● Information provided:

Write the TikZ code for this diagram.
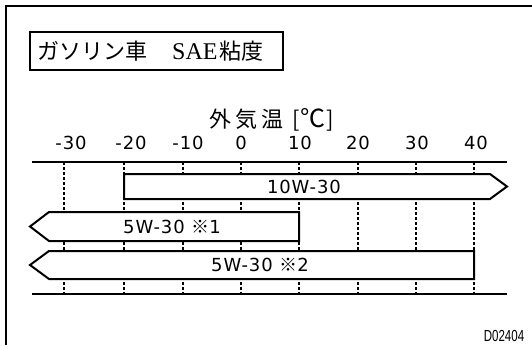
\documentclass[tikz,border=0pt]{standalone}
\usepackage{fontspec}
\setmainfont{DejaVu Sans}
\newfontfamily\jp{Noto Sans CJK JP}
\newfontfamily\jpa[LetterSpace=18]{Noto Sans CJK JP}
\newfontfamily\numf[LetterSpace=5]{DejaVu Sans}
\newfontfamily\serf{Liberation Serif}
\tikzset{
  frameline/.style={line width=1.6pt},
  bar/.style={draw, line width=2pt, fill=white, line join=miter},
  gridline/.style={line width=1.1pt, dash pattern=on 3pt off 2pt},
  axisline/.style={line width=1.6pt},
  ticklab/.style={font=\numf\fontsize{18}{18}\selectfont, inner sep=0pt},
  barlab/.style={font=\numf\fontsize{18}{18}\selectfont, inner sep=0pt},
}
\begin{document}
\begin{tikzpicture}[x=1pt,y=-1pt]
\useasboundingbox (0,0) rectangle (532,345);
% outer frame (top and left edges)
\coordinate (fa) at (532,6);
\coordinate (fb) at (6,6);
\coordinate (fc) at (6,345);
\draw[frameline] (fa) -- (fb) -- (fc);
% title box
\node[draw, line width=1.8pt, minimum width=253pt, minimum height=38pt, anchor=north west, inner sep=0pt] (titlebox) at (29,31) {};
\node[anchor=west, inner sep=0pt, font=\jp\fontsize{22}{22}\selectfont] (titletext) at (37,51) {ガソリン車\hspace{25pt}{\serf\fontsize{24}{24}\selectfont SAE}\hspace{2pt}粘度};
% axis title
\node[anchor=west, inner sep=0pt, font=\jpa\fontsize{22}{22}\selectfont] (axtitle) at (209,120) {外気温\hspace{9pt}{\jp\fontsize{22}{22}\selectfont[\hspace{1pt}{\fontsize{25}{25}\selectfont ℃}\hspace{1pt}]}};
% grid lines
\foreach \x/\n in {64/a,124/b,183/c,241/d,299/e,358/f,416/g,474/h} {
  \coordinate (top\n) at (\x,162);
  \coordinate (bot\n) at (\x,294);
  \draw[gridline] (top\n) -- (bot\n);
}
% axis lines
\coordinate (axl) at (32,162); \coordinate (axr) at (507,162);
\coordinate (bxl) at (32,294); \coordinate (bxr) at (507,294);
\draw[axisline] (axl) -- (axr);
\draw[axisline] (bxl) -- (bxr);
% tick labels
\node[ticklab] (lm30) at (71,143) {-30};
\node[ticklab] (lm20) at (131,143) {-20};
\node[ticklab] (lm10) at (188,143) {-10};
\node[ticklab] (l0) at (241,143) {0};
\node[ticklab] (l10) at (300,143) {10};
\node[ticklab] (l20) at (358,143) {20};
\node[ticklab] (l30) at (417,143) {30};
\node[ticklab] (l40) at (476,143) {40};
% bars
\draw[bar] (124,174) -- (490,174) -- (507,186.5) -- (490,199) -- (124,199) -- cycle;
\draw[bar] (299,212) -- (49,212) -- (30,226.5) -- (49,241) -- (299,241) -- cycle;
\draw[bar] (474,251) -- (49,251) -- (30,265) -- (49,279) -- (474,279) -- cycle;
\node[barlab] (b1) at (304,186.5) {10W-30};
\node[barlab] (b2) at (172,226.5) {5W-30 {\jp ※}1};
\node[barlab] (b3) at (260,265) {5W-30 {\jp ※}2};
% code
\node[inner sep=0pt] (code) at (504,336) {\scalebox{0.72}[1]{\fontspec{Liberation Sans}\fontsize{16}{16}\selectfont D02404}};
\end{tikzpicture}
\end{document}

● Exercise brief:
Copy out the data above exactly, except the pictures.

● Exercise response:
Write the TikZ code for this diagram.
\documentclass[tikz,border=0pt]{standalone}
\usepackage{fontspec}
\setmainfont{DejaVu Sans}
\newfontfamily\jp{Noto Sans CJK JP}
\newfontfamily\jpa[LetterSpace=18]{Noto Sans CJK JP}
\newfontfamily\numf[LetterSpace=5]{DejaVu Sans}
\newfontfamily\serf{Liberation Serif}
\tikzset{
  frameline/.style={line width=1.6pt},
  bar/.style={draw, line width=2pt, fill=white, line join=miter},
  gridline/.style={line width=1.1pt, dash pattern=on 3pt off 2pt},
  axisline/.style={line width=1.6pt},
  ticklab/.style={font=\numf\fontsize{18}{18}\selectfont, inner sep=0pt},
  barlab/.style={font=\numf\fontsize{18}{18}\selectfont, inner sep=0pt},
}
\begin{document}
\begin{tikzpicture}[x=1pt,y=-1pt]
\useasboundingbox (0,0) rectangle (532,345);
% outer frame (top and left edges)
\coordinate (fa) at (532,6);
\coordinate (fb) at (6,6);
\coordinate (fc) at (6,345);
\draw[frameline] (fa) -- (fb) -- (fc);
% title box
\node[draw, line width=1.8pt, minimum width=253pt, minimum height=38pt, anchor=north west, inner sep=0pt] (titlebox) at (29,31) {};
\node[anchor=west, inner sep=0pt, font=\jp\fontsize{22}{22}\selectfont] (titletext) at (37,51) {ガソリン車\hspace{25pt}{\serf\fontsize{24}{24}\selectfont SAE}\hspace{2pt}粘度};
% axis title
\node[anchor=west, inner sep=0pt, font=\jpa\fontsize{22}{22}\selectfont] (axtitle) at (209,120) {外気温\hspace{9pt}{\jp\fontsize{22}{22}\selectfont[\hspace{1pt}{\fontsize{25}{25}\selectfont ℃}\hspace{1pt}]}};
% grid lines
\foreach \x/\n in {64/a,124/b,183/c,241/d,299/e,358/f,416/g,474/h} {
  \coordinate (top\n) at (\x,162);
  \coordinate (bot\n) at (\x,294);
  \draw[gridline] (top\n) -- (bot\n);
}
% axis lines
\coordinate (axl) at (32,162); \coordinate (axr) at (507,162);
\coordinate (bxl) at (32,294); \coordinate (bxr) at (507,294);
\draw[axisline] (axl) -- (axr);
\draw[axisline] (bxl) -- (bxr);
% tick labels
\node[ticklab] (lm30) at (71,143) {-30};
\node[ticklab] (lm20) at (131,143) {-20};
\node[ticklab] (lm10) at (188,143) {-10};
\node[ticklab] (l0) at (241,143) {0};
\node[ticklab] (l10) at (300,143) {10};
\node[ticklab] (l20) at (358,143) {20};
\node[ticklab] (l30) at (417,143) {30};
\node[ticklab] (l40) at (476,143) {40};
% bars
\draw[bar] (124,174) -- (490,174) -- (507,186.5) -- (490,199) -- (124,199) -- cycle;
\draw[bar] (299,212) -- (49,212) -- (30,226.5) -- (49,241) -- (299,241) -- cycle;
\draw[bar] (474,251) -- (49,251) -- (30,265) -- (49,279) -- (474,279) -- cycle;
\node[barlab] (b1) at (304,186.5) {10W-30};
\node[barlab] (b2) at (172,226.5) {5W-30 {\jp ※}1};
\node[barlab] (b3) at (260,265) {5W-30 {\jp ※}2};
% code
\node[inner sep=0pt] (code) at (504,336) {\scalebox{0.72}[1]{\fontspec{Liberation Sans}\fontsize{16}{16}\selectfont D02404}};
\end{tikzpicture}
\end{document}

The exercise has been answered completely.